Rents continued their climb last month, with the Manhattan median rent rising 0.8 percent and the rent per s/f rising 4.5 percent year-over-year, according to Miller Samuel’s report for Douglas Elliman.
This was the sixth consecutive month of seasonally adjusted rent growth and, by itself, nothing to raise eyebrows.
August’s more surprising trend was hard to discern in the data. Last winter, the strong condo market pulled demand away from luxury rentals, dragging down average rents.

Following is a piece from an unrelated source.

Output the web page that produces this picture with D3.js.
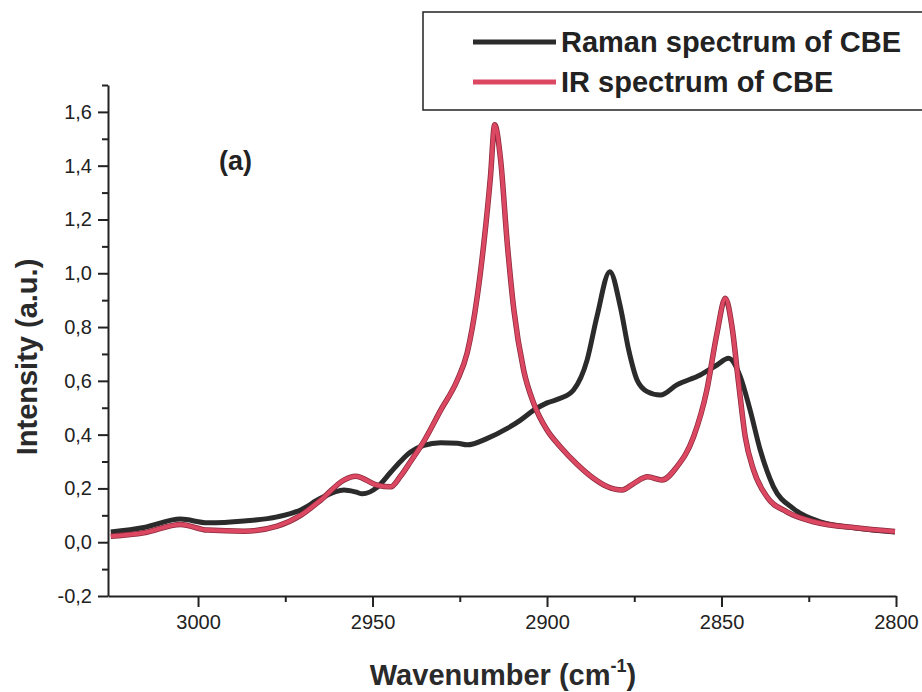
<!DOCTYPE html>
<html lang="en">
	<head>
		<meta charset="utf-8">
		<title>Raman and IR spectrum of CBE</title>
		<script src="https://d3js.org/d3.v7.min.js"></script>
		<style>
			body { margin: 0; background: #fff; }
			svg { font-family: "Liberation Sans", Arial, sans-serif; }
		</style>
	</head>
	<body>
		<script type="text/javascript">
			// window size setup
			var w = 922
			var h = 692

			// Raman spectrum (black)
			var ramanWn = [3025, 3015.5, 3005, 2997.3, 2986.8, 2977.3, 2970.6, 2964.9, 2958.2, 2954.9,
							2952.9, 2948.6, 2944.8, 2942, 2939.1, 2935.3, 2930.5, 2925.7, 2922.9, 2917.1,
							2911.4, 2907.6, 2903.8, 2900, 2896.2, 2892.4, 2888.5, 2885.7, 2882, 2879,
							2876.6, 2874.2, 2871.3, 2867.5, 2862.8, 2856.1, 2851.3, 2848, 2844.6, 2841.8,
							2838.9, 2835.1, 2829.4, 2821.7, 2810.3, 2800.3]
			var ramanI = [0.038, 0.055, 0.086, 0.072, 0.079, 0.094, 0.12, 0.163, 0.194, 0.187,
							0.18, 0.205, 0.26, 0.30, 0.335, 0.36, 0.37, 0.368, 0.362, 0.386,
							0.423, 0.454, 0.491, 0.518, 0.535, 0.566, 0.678, 0.839, 1.006, 0.876,
							0.715, 0.603, 0.56, 0.547, 0.585, 0.622, 0.659, 0.684, 0.615, 0.491,
							0.343, 0.206, 0.125, 0.076, 0.051, 0.038]

			// IR spectrum (red)
			var irWn = [3025, 3015.5, 3005, 2997.3, 2986.8, 2977.3, 2970.6, 2964.9, 2958.2, 2954.9,
						2948.6, 2944.8, 2942, 2939.1, 2935.3, 2930.5, 2925.7, 2922.9, 2920, 2918.1,
						2916.2, 2915, 2913.3, 2911.4, 2909.5, 2906.7, 2903.8, 2900, 2896.2, 2891.4,
						2886.6, 2882.8, 2878.5, 2875.2, 2871.2, 2867.1, 2862.8, 2858, 2854.2, 2851.3,
						2848.9, 2847, 2845.1, 2843.2, 2840.8, 2837, 2831.3, 2823.6, 2810.3, 2800.3]
			var irI = [0.022, 0.035, 0.066, 0.045, 0.041, 0.06, 0.10, 0.156, 0.231, 0.245,
						0.212, 0.206, 0.245, 0.30, 0.375, 0.49, 0.603, 0.703, 0.913, 1.112,
						1.36, 1.552, 1.422, 1.112, 0.864, 0.64, 0.516, 0.417, 0.355, 0.29,
						0.237, 0.207, 0.194, 0.218, 0.243, 0.231, 0.28, 0.392, 0.566, 0.777,
						0.907, 0.802, 0.591, 0.392, 0.268, 0.169, 0.113, 0.076, 0.052, 0.04]

			// ticks
			var xTicks = [3000, 2950, 2900, 2850, 2800]
			var xMinor = [2975, 2925, 2875, 2825]
			var yTicks = [-0.2, 0.0, 0.2, 0.4, 0.6, 0.8, 1.0, 1.2, 1.4, 1.6]
			var yMinor = [-0.1, 0.1, 0.3, 0.5, 0.7, 0.9, 1.1, 1.3, 1.5, 1.7]

			var seriesNames = ["Raman spectrum of CBE", "IR spectrum of CBE"]
			var seriesColors = ["#2b2b2b", "#dc4862"]

			var raman = ramanWn.map(function(d, i){ return { wn: d, v: ramanI[i] } })
			var ir = irWn.map(function(d, i){ return { wn: d, v: irI[i] } })

			// scales (x axis runs from high to low wavenumber)
			var xScale = d3.scaleLinear()
							.domain([3025.8, 2800])
							.range([108, 896])
			var yScale = d3.scaleLinear()
							.domain([-0.2, 1.7])
							.range([596, 85])

			var svg = d3.select("body")
						.append("svg")
						.attr("width", w)
						.attr("height", h)

			// comma decimals, plain hyphen for negatives
			var fmt = function(d){
				var s = Math.abs(d).toFixed(1).replace(".", ",")
				return (d < -1e-9 ? "-" : "") + s
			}

			// x axis
			var xAxis = svg.append("g")
							.attr("transform", "translate(0,596)")
							.call(d3.axisBottom(xScale).tickValues(xTicks).tickSize(11).tickSizeOuter(0).tickPadding(8).tickFormat(d3.format("d")))
			svg.append("g")
				.attr("transform", "translate(0,596)")
				.call(d3.axisBottom(xScale).tickValues(xMinor).tickSize(6).tickSizeOuter(0).tickFormat(""))
				.select(".domain").remove()

			// y axis
			var yAxis = svg.append("g")
							.attr("transform", "translate(108,0)")
							.call(d3.axisLeft(yScale).tickValues(yTicks).tickSize(10).tickSizeOuter(0).tickPadding(6).tickFormat(fmt))
			svg.append("g")
				.attr("transform", "translate(108,0)")
				.call(d3.axisLeft(yScale).tickValues(yMinor).tickSize(6).tickSizeOuter(0).tickFormat(""))
				.select(".domain").remove()

			svg.selectAll(".domain, .tick line")
				.attr("stroke", "#222")
				.attr("stroke-width", 2)
			xAxis.selectAll("text")
				.attr("font-size", "20px")
				.attr("fill", "#222")
			yAxis.selectAll("text")
				.attr("font-size", "20px")
				.attr("fill", "#222")

			// lines
			var line = d3.line()
						.x(function(d){ return xScale(d.wn) })
						.y(function(d){ return yScale(d.v) })
						.curve(d3.curveMonotoneX)

			svg.append("path")
				.datum(raman)
				.attr("d", line)
				.attr("fill", "none")
				.attr("stroke", seriesColors[0])
				.attr("stroke-width", 5)
				.attr("stroke-linejoin", "round")

			svg.append("path")
				.datum(ir)
				.attr("d", line)
				.attr("fill", "none")
				.attr("stroke", "#8a2a3c")
				.attr("stroke-width", 5.5)
				.attr("stroke-linejoin", "round")
			svg.append("path")
				.datum(ir)
				.attr("d", line)
				.attr("fill", "none")
				.attr("stroke", seriesColors[1])
				.attr("stroke-width", 4)
				.attr("stroke-linejoin", "round")

			// axis titles
			svg.append("text")
				.attr("transform", "translate(37,357) rotate(-90)")
				.attr("text-anchor", "middle")
				.attr("font-size", "29px")
				.attr("font-weight", "bold")
				.attr("fill", "#2a2a2a")
				.text("Intensity (a.u.)")

			var xt = svg.append("text")
						.attr("x", 503)
						.attr("y", 685)
						.attr("text-anchor", "middle")
						.attr("font-size", "29px")
						.attr("font-weight", "bold")
						.attr("fill", "#2a2a2a")
			xt.append("tspan").text("Wavenumber (cm")
			xt.append("tspan").attr("font-size", "18px").attr("dy", -13).text("-1")
			xt.append("tspan").attr("dy", 13).text(")")

			// panel label
			svg.append("text")
				.attr("x", 219)
				.attr("y", 170)
				.attr("font-size", "27px")
				.attr("font-weight", "bold")
				.attr("fill", "#222")
				.text("(a)")

			// legend
			var legend = svg.append("g")
			legend.append("rect")
				.attr("x", 423)
				.attr("y", 12)
				.attr("width", 520)
				.attr("height", 98)
				.attr("fill", "#fff")
				.attr("stroke", "#222")
				.attr("stroke-width", 1.5)

			var items = legend.selectAll("g.item")
							.data(seriesNames)
							.enter()
							.append("g")
							.attr("transform", function(d, i){ return "translate(0," + (42 + i * 40) + ")" })
			items.append("line")
				.attr("x1", 473)
				.attr("x2", 556)
				.attr("stroke", function(d, i){ return seriesColors[i] })
				.attr("stroke-width", 5)
			items.append("text")
				.attr("x", 561)
				.attr("y", 10)
				.attr("font-size", "29px")
				.attr("font-weight", "bold")
				.attr("fill", "#222")
				.text(function(d){ return d })
		</script>
	</body>
</html>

But now this trend has reversed, according to Douglas Elliman’s senior vice president Yuval Greenblatt.
“There is a lack of inventory in the (luxury) sales market,” Greenblatt said. “Those who just sold their units need a replacement property, but are often unable to find any.”
For lack of better alternatives, these sellers are being forced into rentals, driving up demand and luxury rents.

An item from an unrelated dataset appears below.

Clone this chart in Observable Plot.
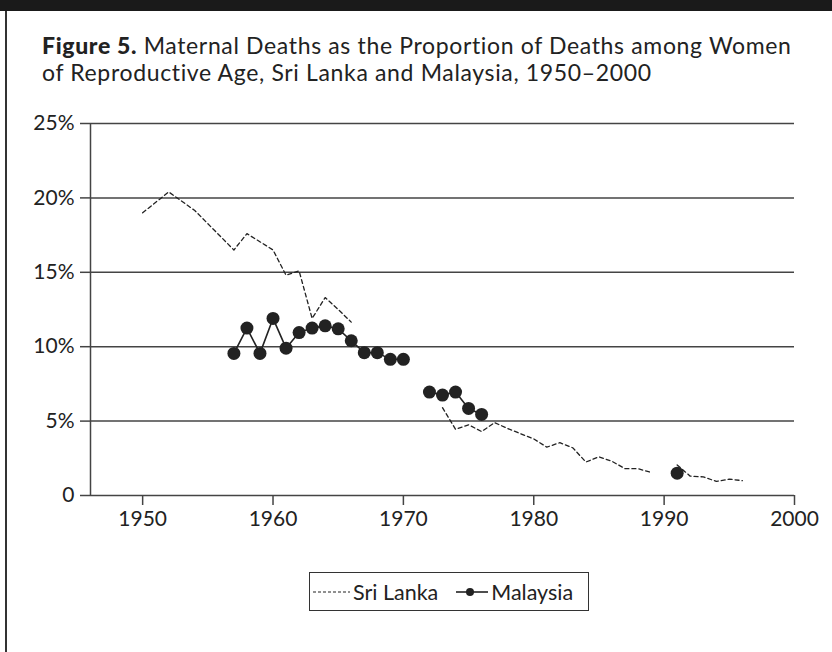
<!DOCTYPE html>
<html>
<head>
<meta charset="utf-8">
<script src="https://cdn.jsdelivr.net/npm/d3@7"></script>
<script src="https://cdn.jsdelivr.net/npm/@observablehq/plot@0.6"></script>
<style>
  html, body { margin: 0; padding: 0; background: #fff; }
  #wrap { position: relative; width: 832px; height: 652px; overflow: hidden; font-family: Lato, "Open Sans", sans-serif; color: #222; }
  #topbar { position: absolute; left: 0; top: 0; width: 832px; height: 11px; background: #1a1a1a; }
  #leftbar { position: absolute; left: 5px; top: 11px; width: 2px; height: 641px; background: #333; }
  #title { position: absolute; left: 42px; top: 32px; font-size: 23px; letter-spacing: 0.65px; line-height: 27px; white-space: nowrap; }
  #title b { font-weight: 900; }
  #chart { position: absolute; left: 0; top: 100px; }
  #chart svg text { font-size: 21px !important; }
  #legend { position: absolute; left: 309px; top: 572px; width: 280px; height: 39px; border: 1.5px solid #333; box-sizing: border-box; display: flex; align-items: center; font-size: 21.5px; }
  #legend svg { display: block; }
</style>
</head>
<body>
<div id="wrap">
  <div id="topbar"></div>
  <div id="leftbar"></div>
  <div id="title"><b>Figure 5.</b> Maternal Deaths as the Proportion of Deaths among Women<br>of Reproductive Age, Sri Lanka and Malaysia, 1950–2000</div>
  <div id="chart"></div>
  <div id="legend"></div>
</div>
<script>
// Sri Lanka (dashed), null marks a gap in the series
const sriLankaYears = [1950, 1952, 1954, 1957, 1958, 1960, 1961, 1962, 1963, 1964, 1965, 1966, 1967,
  1973, 1974, 1975, 1976, 1977, 1978, 1979, 1980, 1981, 1982, 1983, 1984, 1985, 1986, 1987, 1988, 1989, 1990,
  1991, 1992, 1993, 1994, 1995, 1996];
const sriLankaValues = [19.0, 20.4, 19.15, 16.5, 17.6, 16.5, 14.8, 15.1, 11.9, 13.3, 12.5, 11.65, null,
  5.9, 4.45, 4.75, 4.3, 4.9, 4.5, 4.15, 3.8, 3.25, 3.55, 3.2, 2.25, 2.6, 2.3, 1.8, 1.8, 1.55, null,
  2.05, 1.3, 1.25, 0.95, 1.1, 1.0];
// Malaysia (solid with dots)
const malaysiaYears = [1957, 1958, 1959, 1960, 1961, 1962, 1963, 1964, 1965, 1966, 1967, 1968, 1969, 1970, 1971,
  1972, 1973, 1974, 1975, 1976, 1977, 1991];
const malaysiaValues = [9.55, 11.25, 9.55, 11.9, 9.9, 10.95, 11.25, 11.4, 11.2, 10.4, 9.6, 9.6, 9.15, 9.15, null,
  6.95, 6.75, 6.95, 5.85, 5.45, null, 1.5];
const xTicks = [1950, 1960, 1970, 1980, 1990, 2000];
const yTicks = [0, 5, 10, 15, 20, 25];
const seriesNames = ["Sri Lanka", "Malaysia"];

const sriLanka = sriLankaYears.map((year, i) => ({year, value: sriLankaValues[i]}));
const malaysia = malaysiaYears.map((year, i) => ({year, value: malaysiaValues[i]}));
const ink = "#222";

const chart = Plot.plot({
  width: 832,
  height: 450,
  marginLeft: 90,
  marginRight: 38,
  marginTop: 23,
  marginBottom: 55,
  style: {fontFamily: "Lato, 'Open Sans', sans-serif", fontSize: "21px", color: ink, background: "transparent"},
  x: {domain: [1946, 2000]},
  y: {domain: [0, 25]},
  marks: [
    Plot.ruleY(yTicks, {stroke: "#444", strokeWidth: 1.5}),
    Plot.ruleX([1946], {y1: 0, y2: 25, stroke: "#444", strokeWidth: 1.5}),
    Plot.axisX({ticks: xTicks, tickFormat: d => String(d), tickSize: 10, tickPadding: 6, stroke: "#444", strokeWidth: 1.5, label: null}),
    Plot.axisY({ticks: yTicks, tickFormat: d => d === 0 ? "0" : d + "%", tickSize: 10, tickPadding: 6, stroke: "#444", strokeWidth: 1.5, label: null}),
    Plot.line(sriLanka, {x: "year", y: "value", stroke: ink, strokeWidth: 1.3, strokeDasharray: "4,3"}),
    Plot.line(malaysia, {x: "year", y: "value", stroke: ink, strokeWidth: 1.6}),
    Plot.dot(malaysia.filter(d => d.value != null), {x: "year", y: "value", r: 6.5, fill: ink, stroke: "none"})
  ]
});
document.getElementById("chart").appendChild(chart);

// Legend
const lg = document.getElementById("legend");
function sample(kind) {
  const svg = d3.create("svg").attr("width", kind === "dash" ? 40 : 34).attr("height", 14);
  if (kind === "dash") {
    svg.append("line").attr("x1", 2).attr("x2", 39).attr("y1", 7).attr("y2", 7)
      .attr("stroke", ink).attr("stroke-width", 1.2).attr("stroke-dasharray", "3,2");
  } else {
    svg.append("line").attr("x1", 1).attr("x2", 33).attr("y1", 7).attr("y2", 7)
      .attr("stroke", ink).attr("stroke-width", 1.6);
    svg.append("circle").attr("cx", 15).attr("cy", 7).attr("r", 4).attr("fill", ink);
  }
  return svg.node();
}
const s1 = sample("dash"); s1.style.marginLeft = "1px"; lg.appendChild(s1);
const t1 = document.createElement("span"); t1.textContent = seriesNames[0]; t1.style.marginLeft = "2px"; lg.appendChild(t1);
const s2 = sample("solid"); s2.style.marginLeft = "17px"; lg.appendChild(s2);
const t2 = document.createElement("span"); t2.textContent = seriesNames[1]; t2.style.marginLeft = "2px"; lg.appendChild(t2);
</script>
</body>
</html>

The median rent for the top ten percent of the market rose by an impressive 12.2 percent year-over-year in August — well ahead of the meagre 2.0 percent growth recorded as late as March.
Itzy Garay, executive vice president of leasing of TOWN Residential — which released its own similarly slanted rental report last week — said, “The strength of the rental market is exemplified by developers who are purchasing multiple properties, upgrading to condo-like finishes and successfully renting them at record-breaking prices.”

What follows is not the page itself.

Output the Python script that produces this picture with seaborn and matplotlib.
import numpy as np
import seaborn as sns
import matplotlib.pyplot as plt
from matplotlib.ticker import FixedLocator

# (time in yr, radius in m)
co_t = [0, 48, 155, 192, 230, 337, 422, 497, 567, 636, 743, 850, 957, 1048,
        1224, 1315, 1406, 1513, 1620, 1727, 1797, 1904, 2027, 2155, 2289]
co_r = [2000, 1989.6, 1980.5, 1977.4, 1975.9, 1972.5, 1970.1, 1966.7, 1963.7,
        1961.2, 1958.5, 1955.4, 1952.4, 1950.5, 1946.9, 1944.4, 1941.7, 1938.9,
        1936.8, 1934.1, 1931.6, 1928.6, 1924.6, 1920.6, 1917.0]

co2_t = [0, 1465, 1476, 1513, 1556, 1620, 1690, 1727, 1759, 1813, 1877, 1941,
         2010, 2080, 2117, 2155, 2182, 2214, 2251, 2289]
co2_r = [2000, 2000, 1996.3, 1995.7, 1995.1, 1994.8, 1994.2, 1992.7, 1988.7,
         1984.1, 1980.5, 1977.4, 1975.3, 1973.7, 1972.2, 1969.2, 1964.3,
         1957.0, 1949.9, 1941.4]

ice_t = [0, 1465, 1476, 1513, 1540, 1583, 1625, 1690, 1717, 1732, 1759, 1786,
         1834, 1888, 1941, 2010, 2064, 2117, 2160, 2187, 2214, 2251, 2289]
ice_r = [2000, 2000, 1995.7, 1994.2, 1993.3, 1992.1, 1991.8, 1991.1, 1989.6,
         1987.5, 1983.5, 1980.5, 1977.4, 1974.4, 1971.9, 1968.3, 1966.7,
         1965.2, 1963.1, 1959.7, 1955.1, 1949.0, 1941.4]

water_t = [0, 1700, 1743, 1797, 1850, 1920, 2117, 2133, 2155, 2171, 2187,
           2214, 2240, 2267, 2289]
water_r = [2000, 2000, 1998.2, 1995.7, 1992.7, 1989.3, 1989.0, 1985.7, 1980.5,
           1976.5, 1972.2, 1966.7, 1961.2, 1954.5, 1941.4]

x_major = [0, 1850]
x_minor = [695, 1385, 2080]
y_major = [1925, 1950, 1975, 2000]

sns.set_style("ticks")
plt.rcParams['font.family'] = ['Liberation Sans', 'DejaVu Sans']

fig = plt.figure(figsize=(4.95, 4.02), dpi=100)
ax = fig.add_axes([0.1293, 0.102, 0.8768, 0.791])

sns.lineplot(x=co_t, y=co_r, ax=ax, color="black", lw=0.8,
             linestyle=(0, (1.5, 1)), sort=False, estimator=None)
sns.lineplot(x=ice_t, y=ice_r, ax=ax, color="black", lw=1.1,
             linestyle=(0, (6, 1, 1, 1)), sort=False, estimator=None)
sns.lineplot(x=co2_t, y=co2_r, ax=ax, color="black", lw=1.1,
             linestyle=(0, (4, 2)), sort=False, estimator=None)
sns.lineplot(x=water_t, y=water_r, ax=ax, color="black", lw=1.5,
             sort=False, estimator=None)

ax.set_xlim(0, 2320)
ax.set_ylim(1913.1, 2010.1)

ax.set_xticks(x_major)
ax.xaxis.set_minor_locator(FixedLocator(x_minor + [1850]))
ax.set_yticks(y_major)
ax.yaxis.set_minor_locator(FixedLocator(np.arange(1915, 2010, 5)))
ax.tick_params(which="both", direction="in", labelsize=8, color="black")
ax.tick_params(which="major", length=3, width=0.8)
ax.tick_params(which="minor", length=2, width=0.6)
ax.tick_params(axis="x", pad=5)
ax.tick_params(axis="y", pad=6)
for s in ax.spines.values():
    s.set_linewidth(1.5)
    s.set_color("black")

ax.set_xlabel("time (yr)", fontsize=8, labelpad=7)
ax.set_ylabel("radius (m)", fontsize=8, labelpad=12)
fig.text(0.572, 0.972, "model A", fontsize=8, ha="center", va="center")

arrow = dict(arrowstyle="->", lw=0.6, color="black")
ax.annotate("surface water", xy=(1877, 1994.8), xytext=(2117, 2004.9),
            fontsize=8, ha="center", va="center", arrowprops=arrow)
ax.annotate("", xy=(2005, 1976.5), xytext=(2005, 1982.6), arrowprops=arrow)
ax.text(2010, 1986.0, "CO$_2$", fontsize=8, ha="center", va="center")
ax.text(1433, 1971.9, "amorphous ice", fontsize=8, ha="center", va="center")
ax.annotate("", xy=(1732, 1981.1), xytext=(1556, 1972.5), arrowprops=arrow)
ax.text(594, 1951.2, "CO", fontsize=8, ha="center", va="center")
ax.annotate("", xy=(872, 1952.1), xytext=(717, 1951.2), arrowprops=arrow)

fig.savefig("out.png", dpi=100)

TOWN found that the three-bedroom and larger category experienced the largest growth in rents with a 10 percent increase in the past month to $5,500 per month.
Battery Park/Financial District and Midtown West led the three-bedroom and larger segment with reported median rents of $8,498 and $7,425.
The East Village and Upper East Side were found to be the most affordable neighborhoods below 96th Street for entry level studio and one-bedroom apartments both with reported median rents of $2,150.
Citi Habitats’ report struck a more pessimistic tone, pointing to a slight dip in average rents month-over-month.
“Tenants have been feeling the sting of high rents and are beginning to fight back,” said Gary Malin, president of Citi Habitats. “During spring, landlords became aggressive with pricing, especially in the hot downtown neighborhoods. As an example, rents in the East and West Villages have reached a level that some tenants in these areas are seeking better values elsewhere — maybe even across the river.ˮ
Brooklyn’s rental market appears to have plateaued, albeit at a very high level.
The median rent in the borough fell by 1.5 percent year-over-year, according to Miller Samuel’s report. The slight dip was accompanied by a staggering 70.5 percent growth in new rental listings.
At $2,852, Brooklyn’s median rent (excluding the borough’s south) is still very close to Manhattan’s $3,205 by historical standards.
The median rent in Queens also fell slightly, by 1.0 percent to $2,646.